Le Chameau qui voulait être mangé
08 avr. 2010
Création de la Compagnie Peanuts (13).
Vu février 2009 au Théâtre du Tétard à Marseille (13).
Spectacle Tout Public à partir de 7 ans
Conte théâtralisé
Durée : 1h
Avec Emilie Martinez, Edwige Bracq, Stéphane Gisbert, Magali Faure
et avec la participation de stéphanie Louit
Mise en scène Magdi Rejichi, Emilie Martinez
Conte de Bidpaï
Réécriture de Ramsay Wood
Dans le cadre d’un travail autour des figures de bouc émissaire, la Cie Peanuts propose de théâtraliser un conte de Bidpaï, fabuliste indien qui inspira Esope et Jean de la Fontaine pour leurs fables animalières. Une fable vieille de plus de 2200 ans, revisitée par Ramsay Wood.
La réécriture de cette légende est très belle, poétique, drôle et sarcastique.
Lors de l'installation du public, les comédiens s'échauffent sur scène, ils reprennent les mêmes positions et mouvements à la fin de la pièce. Ainsi, l'histoire racontée est vouée à se rejouer sans cesse.
C'est l'histoire d'un chameau abandonné par son maître, qui erre dans le désert et rencontre un Lion. Ce dernier, roi d'une oasis, le prend en pitié, l'accueille et décide de le protéger. Un Chacal, un Léopard et un Corbeau, ses sujets ne partagent pas le même engouement pour ce nouveau venu. Secrètement, ils jalousent les faveurs qui lui sont accordés aussi rapidement.
Or, un jour, le Lion est gravement blessé par un éléphant. Il n'assure alors plus sa fonction de chasseur et ne peut plus nourrir sa Cour de carnivores... La famine s'installe, seul le Chameau, herbivore, n'en souffre pas.
Le Corbeau aidé par ses deux comparses de fortune va élaborer une stratégie machiavélique afin d'en finir avec la famine et avec le Chameau. Celui-ci, naïf et rempli de bons sentiments, va finir par se proposer en festin !
Ce conte aborde de nombreuses thématiques sociales : les places attribuées dans un groupe, les fonctions de chacun, la détention du pouvoir et ses fragilités, les rapports de forces et du coup les alliances enfin et surtout la notion de " Bouc Émissaire " ou comment en temps de crise un individu focalise toutes les tensions, inimitiés et devient le réceptacle de l'agressivité voir de la cruauté des autres membres de sa communauté.

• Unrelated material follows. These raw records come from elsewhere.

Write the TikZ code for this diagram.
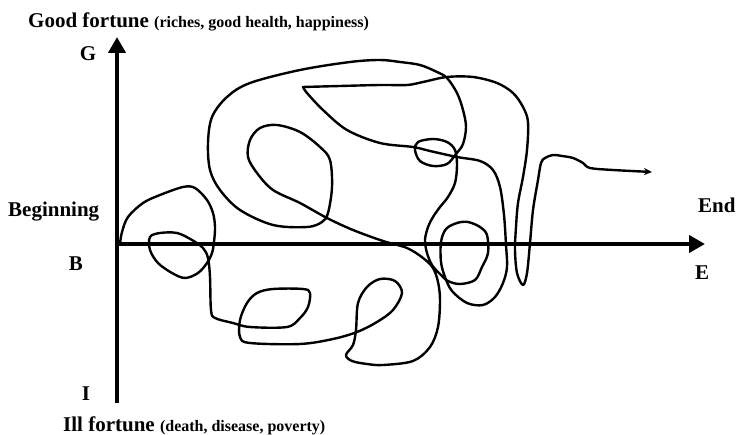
\documentclass[tikz,border=0pt]{standalone}
\usepackage{fontspec}
\setmainfont{Liberation Serif}
\usetikzlibrary{arrows.meta}

\begin{document}
\begin{tikzpicture}[x=1pt, y=-1pt, line join=round, line cap=round,
  axis/.style={line width=4.5pt, line cap=butt, -{Triangle[length=16pt,width=17pt]}},
  tag/.style={inner sep=0pt, font=\fontsize{21}{24}\bfseries\selectfont},
  life/.style={line width=2.4pt, -{Stealth[length=8pt,width=7pt]}}]
  \useasboundingbox (0,0) rectangle (736,435);
  \coordinate (O) at (117,244);
  \coordinate (top) at (117,37);
  \coordinate (bot) at (117,403);
  \coordinate (right) at (705,244);
  \draw[axis] (bot) -- (top);
  \draw[axis] (O) -- (right);
  \node[tag, anchor=base west] (good) at (28,27.5) {Good fortune {\fontsize{16}{19}\selectfont (riches, good health, happiness)}};
  \node[tag, anchor=base] (G) at (88,61) {G};
  \node[tag, anchor=base west] (begin) at (8,217) {Beginning};
  \node[tag, anchor=base] (B) at (76,271) {B};
  \node[tag, anchor=base] (I) at (86,400) {I};
  \node[tag, anchor=base west] (ill) at (63,431) {Ill fortune {\fontsize{16}{19}\selectfont (death, disease, poverty)}};
  \node[tag, anchor=base west] (endtag) at (698,213) {End};
  \node[tag, anchor=base] (E) at (702,280) {E};
  % the path of a life, from B to the end
  \draw[life] plot[smooth, tension=0.55] coordinates {
    (120,244) (122,232) (128,217) (143,203) (160,195) (183,187) (195,188) (207,200) (213,213) (215,227)
    (214,242) (212,253) (207,263) (198,273) (185,278) (172,273) (158,263) (150,250) (150,237) (160,233)
    (177,233) (192,240) (203,248) (208,258) (210,277) (211,310) (215,318) (233,323) (250,327) (287,327)
    (300,318) (308,307) (310,293) (303,289) (273,289) (257,293) (247,303) (240,320) (240,337) (250,343)
    (300,344) (333,339) (357,332) (377,322) (393,310) (402,293) (395,281) (380,279) (367,287) (358,303)
    (356,330) (353,345) (346,355) (352,361) (367,364) (383,365) (413,361) (430,347) (438,327) (440,300)
    (438,282) (433,268) (423,258) (407,248) (383,241) (353,230) (327,218) (300,203) (273,190) (257,173)
    (248,157) (250,140) (260,128) (277,125) (300,132) (320,147) (330,160) (332,187) (328,213) (322,222)
    (307,227) (273,225) (240,210) (220,190) (210,170) (208,143) (212,117) (227,97) (250,83) (300,70)
    (350,62) (380,60) (400,62) (420,65) (437,72) (447,78) (457,93) (463,110) (466,127) (463,144)
    (456,154) (447,164) (433,166) (420,161) (415,150) (418,142) (433,139) (447,142) (455,150) (457,165)
    (455,183) (448,197) (440,207) (433,217) (428,227) (425,240) (427,253) (432,265) (440,274) (448,281)
    (460,284) (475,280) (482,267) (488,253) (487,235) (480,227) (468,222) (457,223) (446,229) (441,242)
    (441,262) (445,277) (452,291) (467,303) (483,305) (495,297) (503,283) (507,267) (506,245) (504,215)
    (500,187) (493,170) (480,161) (457,157) (430,151) (413,147) (380,143) (347,130) (323,110) (307,93)
    (303,87)}
    -- plot[smooth, tension=0.55] coordinates {
    (303,87) (340,86) (380,85) (407,85) (423,82) (447,77) (473,77) (497,83) (513,93) (523,107)
    (528,122) (527,150) (523,177) (518,203) (516,227) (515,250) (517,273) (523,285) (527,273) (530,243)
    (533,210) (538,180) (541,163) (545,158) (553,155) (562,156) (573,158) (583,163) (590,168) (613,170)
    (652,172)};
\end{tikzpicture}
\end{document}
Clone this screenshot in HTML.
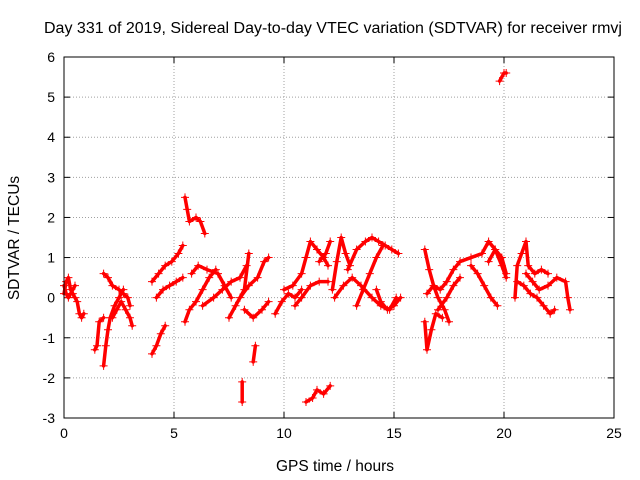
<!DOCTYPE html>
<html><head><meta charset="utf-8"><style>
body{margin:0;background:#fff}
svg{display:block;font-family:"Liberation Sans",sans-serif}
</style></head><body>
<svg id="chart" width="640" height="480" viewBox="0 0 640 480" xmlns="http://www.w3.org/2000/svg">
<text x="333" y="33" font-size="15.5" text-anchor="middle" textLength="578" lengthAdjust="spacingAndGlyphs">Day 331 of 2019, Sidereal Day-to-day VTEC variation (SDTVAR) for receiver rmvj</text>
<text x="335" y="471" font-size="15.5" text-anchor="middle">GPS time / hours</text>
<text x="19" y="238" font-size="15.5" text-anchor="middle" transform="rotate(-90 19 238)">SDTVAR / TECUs</text>
<g id="grid"></g><g id="ticks"></g><g id="series"></g>
<rect x="64" y="57" width="550" height="361" fill="none" stroke="#000" stroke-width="1"/>
</svg>
<script>
const xTicks=[0,5,10,15,20,25];
const yTicks=[-3,-2,-1,0,1,2,3,4,5,6];
const tracks=[
[[0,0.1],[0.1,0.4],[0.2,0.5],[0.3,0.2],[0.4,0.1],[0.5,0.0],[0.6,-0.1],[0.7,-0.4],[0.8,-0.5],[0.9,-0.4]],
[[0,0.3],[0.1,0.1],[0.2,0.0],[0.3,0.1],[0.5,0.3]],
[[1.4,-1.3],[1.5,-1.2],[1.6,-0.6],[1.8,-0.5]],
[[1.8,-1.7],[1.9,-1.2],[2.0,-0.8],[2.1,-0.5],[2.3,-0.2],[2.5,0.0],[2.7,0.2]],
[[1.8,0.6],[2.0,0.5],[2.2,0.3],[2.5,0.2],[2.7,0.1],[2.9,0.0],[3.0,-0.2]],
[[2.2,-0.5],[2.4,-0.3],[2.6,-0.1],[2.8,-0.3],[3.0,-0.5],[3.1,-0.7]],
[[4.0,-1.4],[4.2,-1.2],[4.4,-0.9],[4.6,-0.7]],
[[4.0,0.4],[4.3,0.6],[4.6,0.8],[4.9,0.9],[5.2,1.1],[5.4,1.3]],
[[4.2,0.0],[4.5,0.2],[4.8,0.3],[5.1,0.4],[5.4,0.5]],
[[5.5,2.5],[5.6,2.2],[5.7,1.9],[6.0,2.0],[6.2,1.9],[6.4,1.6]],
[[5.5,-0.6],[5.7,-0.3],[6.0,-0.1],[6.3,0.2],[6.6,0.5],[6.9,0.7]],
[[5.8,0.6],[6.1,0.8],[6.5,0.7],[7.0,0.6],[7.3,0.3],[7.6,0.0]],
[[6.3,-0.2],[6.8,0.0],[7.2,0.2],[7.6,0.4],[8.0,0.5],[8.3,0.8]],
[[7.5,-0.5],[7.8,-0.2],[8.2,0.2],[8.4,1.1]],
[[8.0,0.0],[8.4,0.3],[8.8,0.5],[9.1,0.9],[9.3,1.0]],
[[8.2,-0.3],[8.6,-0.5],[9.0,-0.3],[9.3,-0.1]],
[[8.6,-1.6],[8.7,-1.2]],
[[8.1,-2.1],[8.1,-2.6]],
[[9.6,-0.4],[9.9,-0.1],[10.2,0.1],[10.5,0.0],[10.8,0.2]],
[[10.0,0.2],[10.4,0.3],[10.8,0.6],[11.0,1.0],[11.2,1.4],[11.5,1.2],[11.8,1.0],[12.0,0.8]],
[[10.5,-0.2],[10.8,0.0],[11.2,0.3],[11.6,0.4],[12.0,0.4]],
[[11.0,-2.6],[11.3,-2.5],[11.5,-2.3],[11.8,-2.4],[12.1,-2.2]],
[[11.6,0.9],[11.9,1.1],[12.1,1.4]],
[[12.2,0.2],[12.4,0.9],[12.6,1.5],[12.8,1.1],[13.0,0.8]],
[[12.3,0.0],[12.7,0.3],[13.1,0.5],[13.5,0.3],[14.0,0.0],[14.4,-0.2],[14.8,-0.3],[15.1,0.0]],
[[12.9,0.7],[13.3,1.2],[13.7,1.4],[14.0,1.5],[14.3,1.4],[14.6,1.3],[14.9,1.2],[15.2,1.1]],
[[13.3,-0.2],[13.6,0.2],[13.9,0.6],[14.2,1.0],[14.5,1.3]],
[[14.2,0.2],[14.4,-0.1],[14.7,-0.3],[15.0,-0.2],[15.3,0.0]],
[[16.4,-0.6],[16.5,-1.3],[16.7,-0.8],[16.9,-0.4],[17.2,-0.5]],
[[16.4,1.2],[16.6,0.7],[16.8,0.3],[17.0,0.0],[17.3,-0.3],[17.5,-0.6]],
[[16.5,0.1],[16.8,0.3],[17.1,0.2],[17.4,0.4],[17.7,0.7],[18.0,0.9],[18.5,1.0],[19.0,1.1],[19.3,1.4],[19.6,1.2],[19.9,0.8],[20.1,0.5]],
[[17.0,-0.3],[17.4,0.0],[17.7,0.3],[18.0,0.5]],
[[18.5,0.8],[18.8,0.6],[19.1,0.3],[19.4,0.0],[19.7,-0.2]],
[[19.3,0.9],[19.6,1.2],[19.9,1.0],[20.1,0.6]],
[[19.8,5.4],[20.0,5.6],[20.1,5.6]],
[[20.5,0.0],[20.6,0.8],[20.8,1.1],[21.0,1.4],[21.1,0.8],[21.4,0.6],[21.7,0.7],[22.0,0.6]],
[[20.6,0.4],[20.9,0.3],[21.2,0.1],[21.5,0.0],[21.8,-0.2],[22.1,-0.4],[22.3,-0.3]],
[[21.0,0.6],[21.3,0.4],[21.6,0.2],[22.0,0.3],[22.4,0.5],[22.8,0.4],[22.9,0.0],[23.0,-0.3]]
];
const NS="http://www.w3.org/2000/svg";
const X0=64,X1=614,Y0=418,Y1=57;
function sx(v){return X0+(v-0)/(25-0)*(X1-X0);}
function sy(v){return Y0-(v+3)/(9)*(Y0-Y1);}
const grid=document.getElementById('grid'),ticks=document.getElementById('ticks'),ser=document.getElementById('series');
function mk(tag,attrs,parent){const e=document.createElementNS(NS,tag);for(const k in attrs)e.setAttribute(k,attrs[k]);parent.appendChild(e);return e;}
xTicks.forEach(t=>{
  const x=sx(t);
  if(t>0&&t<25){const g=mk('line',{x1:x,x2:x,y1:Y0,y2:Y1,stroke:'#a0a0a0','stroke-dasharray':'1,2'},grid);
  
  }
  mk('line',{x1:x,x2:x,y1:Y0,y2:Y0-6,stroke:'#000'},ticks);
  mk('line',{x1:x,x2:x,y1:Y1,y2:Y1+6,stroke:'#000'},ticks);
  const l=mk('text',{x:x,y:Y0+20,'font-size':'14','text-anchor':'middle'},ticks);l.textContent=t;
  
  
});
yTicks.forEach(t=>{
  const y=sy(t);
  if(t>-3&&t<6){const g=mk('line',{x1:X0,x2:X1,y1:y,y2:y,stroke:'#a0a0a0','stroke-dasharray':'1,2'},grid);
  
  }
  mk('line',{x1:X0,x2:X0+6,y1:y,y2:y,stroke:'#000'},ticks);
  mk('line',{x1:X1,x2:X1-6,y1:y,y2:y,stroke:'#000'},ticks);
  const l=mk('text',{x:X0-9,y:y+5,'font-size':'14','text-anchor':'end'},ticks);l.textContent=t;
  
  
});
tracks.forEach((tr,i)=>{
  const g=mk('g',{},ser);
  
  
  const pts=tr.map(p=>sx(p[0])+','+sy(p[1])).join(' ');
  mk('polyline',{points:pts,fill:'none',stroke:'#ff0000','stroke-width':'3.5','stroke-linejoin':'round','stroke-linecap':'round'},g);
  tr.forEach(p=>{
    const x=sx(p[0]),y=sy(p[1]);
    const m=mk('path',{d:`M${x-4},${y}H${x+4}M${x},${y-4}V${y+4}`,stroke:'#ff0000','stroke-width':'1'},g);
    
    
  });
});
</script>
</body></html>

La mise-en-scène gagnerait à ne pas trop s'éparpiller et s'axer sur une lecture de la fable plus claire.
En effet, les comédiens sont maquillés principalement de noir et de blanc, chacun porte un symbole de son animalité : le corbeau tient une plume, le chacal a des oreilles poilus et pendantes, le léopard porte du tissu " léopard " autour de sa casquette, le lion est habillé d'un manteau de fourrure. Le chameau, lui à l'image de son personnage n'a pas de " masque social " il n'est donc pas maquillé, il porte juste un sac sur son dos pour faire allusion à la bosse du dit animal.
Alors que l'animalité est suggérée par les nombreuses expressions de la comédienne qui joue le chameau et mâche continuellement, que le chacal a de multiples poses canines, les autres animaux sont plus suggérés par des traits de caractère : le lion est imbu de lui-même, le corbeau manipulateur et le léopard vieux et dépassé.
Les costumes sont principalement noirs où sombres mis-à-part celui du léopard. Lui porte une veste d'uniforme militaire et short avec des tennis, il fait songer à un " touriste-colonialiste ".
La scénographie est épurée, le peu d'éléments et d'accessoires symbolisent les enjeux entre les personnages.Elle est composée de deux arbres, un feuillu du côté du Chameau et un dégarni du côté du royaume du Lion, de trois chaises indissociables tout comme les trois sujets qui néanmoins ont chacun leur place attribuée, d'un trône munie d'un mirroir et de chapelures au sol pour suggérer le désert.
L'univers formé mériterait de gagner en unité visuel.
Le jeu est parfois très masqué et parfois plutôt naturaliste en fonction des comédiens.
Cette création manque encore de cohérence afin d'harmoniser les nombreuses propositions scéniques.
Ce jeune spectacle porté avec dynamisme sur un sujet poignant et au combien d'actualité est porteur de nombreuses réflexions sur le "Bouc Emissaire" et invitera les jeunes spectateurs à s'y interroger.
La Compagnie propose des lectures théâtralisées sur ce conte en milieu scolaire ou de loisirs suivi de débats.